What to produce:
Everything in the listing except the pictures should be written out exactly.
-- START OF Dataset section --
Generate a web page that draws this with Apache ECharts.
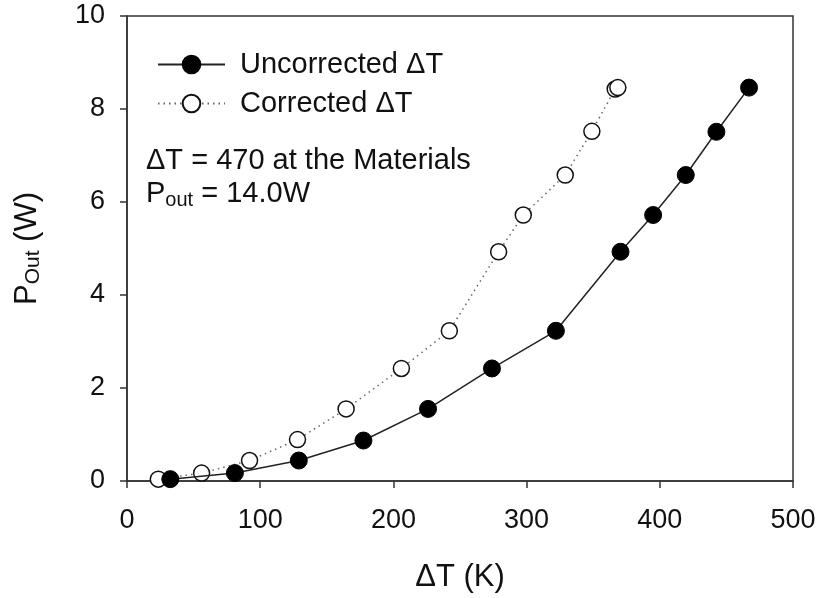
<!DOCTYPE html>
<html>
<head>
<meta charset="utf-8">
<title>P_out vs dT</title>
<script src="https://cdn.jsdelivr.net/npm/echarts@6/dist/echarts.min.js"></script>
<style>
	html, body { margin: 0; padding: 0; background: #fff; }
	#chart { width: 827px; height: 598px; }
</style>
</head>
<body>
<div id="chart"></div>
<script>
// 数据
var uncorrectedX = [32.5, 81, 129, 177.5, 226, 274, 322, 370.5, 395, 419.5, 442.5, 467];
var uncorrectedY = [0.04, 0.17, 0.44, 0.87, 1.55, 2.42, 3.23, 4.93, 5.72, 6.58, 7.51, 8.46];
var correctedX = [23.5, 56, 92, 128, 164.5, 206, 242, 279, 297.5, 329, 349, 366.5, 368.5];
var correctedY = [0.04, 0.17, 0.44, 0.89, 1.55, 2.42, 3.23, 4.93, 5.72, 6.58, 7.52, 8.43, 8.46];

var xTicks = [0, 100, 200, 300, 400, 500];
var yTicks = [0, 2, 4, 6, 8, 10];

var FONT = 'Liberation Sans, Arial, sans-serif';

function pairs(xs, ys) {
	return xs.map(function (x, i) {
		return [x, ys[i]];
	});
}

var myChart = echarts.init(document.getElementById('chart'));

myChart.setOption({
	animation: false,
	grid: {
		left: 127,
		right: 34,
		top: 16,
		bottom: 117,
		show: true,
		borderColor: '#333',
		borderWidth: 1.5,
		backgroundColor: 'transparent'
	},
	legend: {
		orient: 'vertical',
		left: 157,
		top: 50,
		padding: 0,
		itemWidth: 67,
		itemHeight: 22,
		itemGap: 10,
		textStyle: { fontFamily: FONT, fontSize: 29, color: '#111', padding: [0, 0, 0, 10] },
		data: ['Uncorrected ΔT', 'Corrected ΔT']
	},
	xAxis: {
		type: 'value',
		min: xTicks[0],
		max: xTicks[xTicks.length - 1],
		interval: 100,
		name: 'ΔT (K)',
		nameLocation: 'middle',
		nameGap: 81,
		nameTextStyle: { fontFamily: FONT, fontSize: 31, color: '#111' },
		axisLine: { lineStyle: { color: '#333', width: 1.5 } },
		axisTick: { length: 7, lineStyle: { color: '#333', width: 1.5 } },
		axisLabel: { fontFamily: FONT, fontSize: 27, color: '#111', margin: 26 },
		splitLine: { show: false }
	},
	yAxis: {
		type: 'value',
		min: yTicks[0],
		max: yTicks[yTicks.length - 1],
		interval: 2,
		name: 'P{s|Out} (W)',
		nameLocation: 'middle',
		nameRotate: 90,
		nameGap: 83,
		nameTextStyle: {
			fontFamily: FONT, fontSize: 31, color: '#111', lineHeight: 34,
			rich: {
				s: { fontFamily: FONT, fontSize: 21, color: '#111', lineHeight: 10, verticalAlign: 'bottom' }
			}
		},
		axisLine: { show: true, lineStyle: { color: '#333', width: 1.5 } },
		axisTick: { show: true, length: 7, lineStyle: { color: '#333', width: 1.5 } },
		axisLabel: { fontFamily: FONT, fontSize: 27, color: '#111', margin: 22 },
		splitLine: { show: false }
	},
	// 注释文字
	graphic: [
		{
			type: 'text',
			left: 146,
			top: 146,
			style: {
				text: '{a|ΔT = 470 at the Materials}\n{a|P}{s|out}{a| = 14.0W}',
				fill: '#111',
				rich: {
					a: { fontFamily: FONT, fontSize: 29, color: '#111', lineHeight: 33 },
					s: { fontFamily: FONT, fontSize: 20, color: '#111', lineHeight: 10, verticalAlign: 'bottom' }
				}
			}
		}
	],
	series: [
		{
			name: 'Uncorrected ΔT',
			type: 'line',
			data: pairs(uncorrectedX, uncorrectedY),
			symbol: 'circle',
			symbolSize: 17,
			itemStyle: { color: '#000', borderColor: '#000', borderWidth: 1 },
			lineStyle: { color: '#222', width: 1.5, type: 'solid' },
			z: 3
		},
		{
			name: 'Corrected ΔT',
			type: 'line',
			data: pairs(correctedX, correctedY),
			symbol: 'circle',
			symbolSize: 16,
			itemStyle: { color: '#fff', borderColor: '#111', borderWidth: 1.5 },
			lineStyle: { color: '#666', width: 1.5, type: [1.5, 4] },
			z: 2
		}
	]
});
</script>
</body>
</html>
-- END OF Dataset section --
Problem solution:
Generate a web page that draws this with Apache ECharts.
<!DOCTYPE html>
<html>
<head>
<meta charset="utf-8">
<title>P_out vs dT</title>
<script src="https://cdn.jsdelivr.net/npm/echarts@6/dist/echarts.min.js"></script>
<style>
	html, body { margin: 0; padding: 0; background: #fff; }
	#chart { width: 827px; height: 598px; }
</style>
</head>
<body>
<div id="chart"></div>
<script>
// 数据
var uncorrectedX = [32.5, 81, 129, 177.5, 226, 274, 322, 370.5, 395, 419.5, 442.5, 467];
var uncorrectedY = [0.04, 0.17, 0.44, 0.87, 1.55, 2.42, 3.23, 4.93, 5.72, 6.58, 7.51, 8.46];
var correctedX = [23.5, 56, 92, 128, 164.5, 206, 242, 279, 297.5, 329, 349, 366.5, 368.5];
var correctedY = [0.04, 0.17, 0.44, 0.89, 1.55, 2.42, 3.23, 4.93, 5.72, 6.58, 7.52, 8.43, 8.46];

var xTicks = [0, 100, 200, 300, 400, 500];
var yTicks = [0, 2, 4, 6, 8, 10];

var FONT = 'Liberation Sans, Arial, sans-serif';

function pairs(xs, ys) {
	return xs.map(function (x, i) {
		return [x, ys[i]];
	});
}

var myChart = echarts.init(document.getElementById('chart'));

myChart.setOption({
	animation: false,
	grid: {
		left: 127,
		right: 34,
		top: 16,
		bottom: 117,
		show: true,
		borderColor: '#333',
		borderWidth: 1.5,
		backgroundColor: 'transparent'
	},
	legend: {
		orient: 'vertical',
		left: 157,
		top: 50,
		padding: 0,
		itemWidth: 67,
		itemHeight: 22,
		itemGap: 10,
		textStyle: { fontFamily: FONT, fontSize: 29, color: '#111', padding: [0, 0, 0, 10] },
		data: ['Uncorrected ΔT', 'Corrected ΔT']
	},
	xAxis: {
		type: 'value',
		min: xTicks[0],
		max: xTicks[xTicks.length - 1],
		interval: 100,
		name: 'ΔT (K)',
		nameLocation: 'middle',
		nameGap: 81,
		nameTextStyle: { fontFamily: FONT, fontSize: 31, color: '#111' },
		axisLine: { lineStyle: { color: '#333', width: 1.5 } },
		axisTick: { length: 7, lineStyle: { color: '#333', width: 1.5 } },
		axisLabel: { fontFamily: FONT, fontSize: 27, color: '#111', margin: 26 },
		splitLine: { show: false }
	},
	yAxis: {
		type: 'value',
		min: yTicks[0],
		max: yTicks[yTicks.length - 1],
		interval: 2,
		name: 'P{s|Out} (W)',
		nameLocation: 'middle',
		nameRotate: 90,
		nameGap: 83,
		nameTextStyle: {
			fontFamily: FONT, fontSize: 31, color: '#111', lineHeight: 34,
			rich: {
				s: { fontFamily: FONT, fontSize: 21, color: '#111', lineHeight: 10, verticalAlign: 'bottom' }
			}
		},
		axisLine: { show: true, lineStyle: { color: '#333', width: 1.5 } },
		axisTick: { show: true, length: 7, lineStyle: { color: '#333', width: 1.5 } },
		axisLabel: { fontFamily: FONT, fontSize: 27, color: '#111', margin: 22 },
		splitLine: { show: false }
	},
	// 注释文字
	graphic: [
		{
			type: 'text',
			left: 146,
			top: 146,
			style: {
				text: '{a|ΔT = 470 at the Materials}\n{a|P}{s|out}{a| = 14.0W}',
				fill: '#111',
				rich: {
					a: { fontFamily: FONT, fontSize: 29, color: '#111', lineHeight: 33 },
					s: { fontFamily: FONT, fontSize: 20, color: '#111', lineHeight: 10, verticalAlign: 'bottom' }
				}
			}
		}
	],
	series: [
		{
			name: 'Uncorrected ΔT',
			type: 'line',
			data: pairs(uncorrectedX, uncorrectedY),
			symbol: 'circle',
			symbolSize: 17,
			itemStyle: { color: '#000', borderColor: '#000', borderWidth: 1 },
			lineStyle: { color: '#222', width: 1.5, type: 'solid' },
			z: 3
		},
		{
			name: 'Corrected ΔT',
			type: 'line',
			data: pairs(correctedX, correctedY),
			symbol: 'circle',
			symbolSize: 16,
			itemStyle: { color: '#fff', borderColor: '#111', borderWidth: 1.5 },
			lineStyle: { color: '#666', width: 1.5, type: [1.5, 4] },
			z: 2
		}
	]
});
</script>
</body>
</html>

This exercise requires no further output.